WRHA adjusting doctors’ shifts to handle COVID surge
WESTERN BUREAU: As the island grapples with a surge in COVID-19 cases, readjustments are being done for shift assignments and monitoring of oxygen usage at medical facilities in under the umbrella of the the Western Regional Health Authority (WRHA...
As the island grapples with a surge in COVID-19 cases, readjustments are being done for shift assignments and monitoring of oxygen usage at medical facilities in under the umbrella of the the Western Regional Health Authority (WRHA) to handle the current wave.
Dr Delroy Fray, clinical coordinator of the WRHA, told The Gleaner yesterday that while there is currently adequate staffing to deal with COVID-19 cases, some doctors may have to work double shifts to adequately address the current patient load.
“We have to mobilise the field hospital at Falmouth [which has a 36-bed capacity], and we are putting things in place now to take the overflow of patients,” said Fray.
“At CRH (Cornwall Regional Hospital), we have enough staffing, but they might have to double up the shifts to deal with the COVID-19 crisis,” explained Fray. “But we cannot tire out the doctors, so we have to monitor how we deal with that issue.”
Dr Mindi Fitz-Henley, head of the Jamaica Medical Doctors Association (JMDA), believes that the reality of having doctors doing double shifts to cover COVID-19 wards could have been avoided and is not as confident as Fray that enough doctors are employed in the public health system.
On the weekend, the health ministry urged doctors currently on vacation to return to work to handle the surge in cases.

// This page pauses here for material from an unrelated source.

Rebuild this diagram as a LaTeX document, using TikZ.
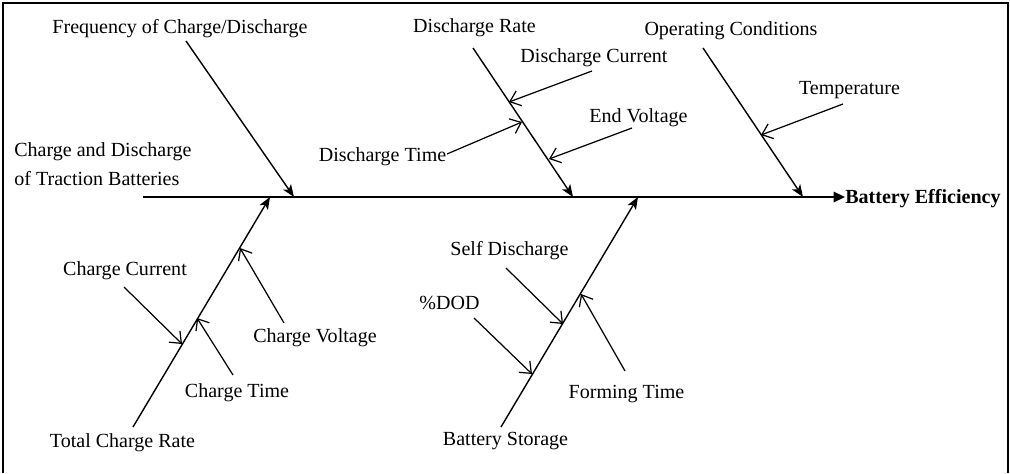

“Our doctors out west are very upset because these are some of the doctors who are taking leave for the first time, and some have not even left for their leave as yet and are being told that they might not be able to get it. You cannot have the same doctors working for a year and a half straight without getting leave, and we have unemployed doctors that need to be taken back into the system,” said Fitz-Henley.
“I have been consistently flooded with calls from our members out west who are having a hard time dealing with this. We predicted this was going to happen because it was clear to everyone that the COVID-19 numbers were low when the preventive measures were in place,” said Fitz-Henley. “It is unfortunate that the doctors again have to bear the consequences for the irresponsibility of others. We will continue to show up and help to help save lives, but you cannot leave it all to the doctors.”
Concerning oxygen availability, Fray said that CRH, which is the largest of the hospitals in the western region – which comprises Trelawny, St James, Hanover and Westmoreland – has three banks of oxygen supply to serve the most critical patients, and that the supply will be kept under strict maintenance.
“Critical COVID patients use 19 litres of oxygen a minute, and that drains one of the big cylinders within an hour or two. But the good thing is that we have three banks that we can refill from, so I have said to make sure those banks are filled so we can draw from them,” said Fray.
Earlier this year, CRH was among hospitals grappling with a shortage of medical oxygen due to a surge in COVID-19 cases.
Currently, almost all of Jamaica’s major hospitals are over their maximum capacity for COVID-19 admissions, with the CRH at 110 per cent and the Westmoreland-based Savanna-la-Mar Public Hospital at 167 per cent.
According to Fray, CRH had 45 COVID-19 admissions over the weekend, which is more than double the number admitted last month. He is blaming vaccine hesitancy for the increase in patient load.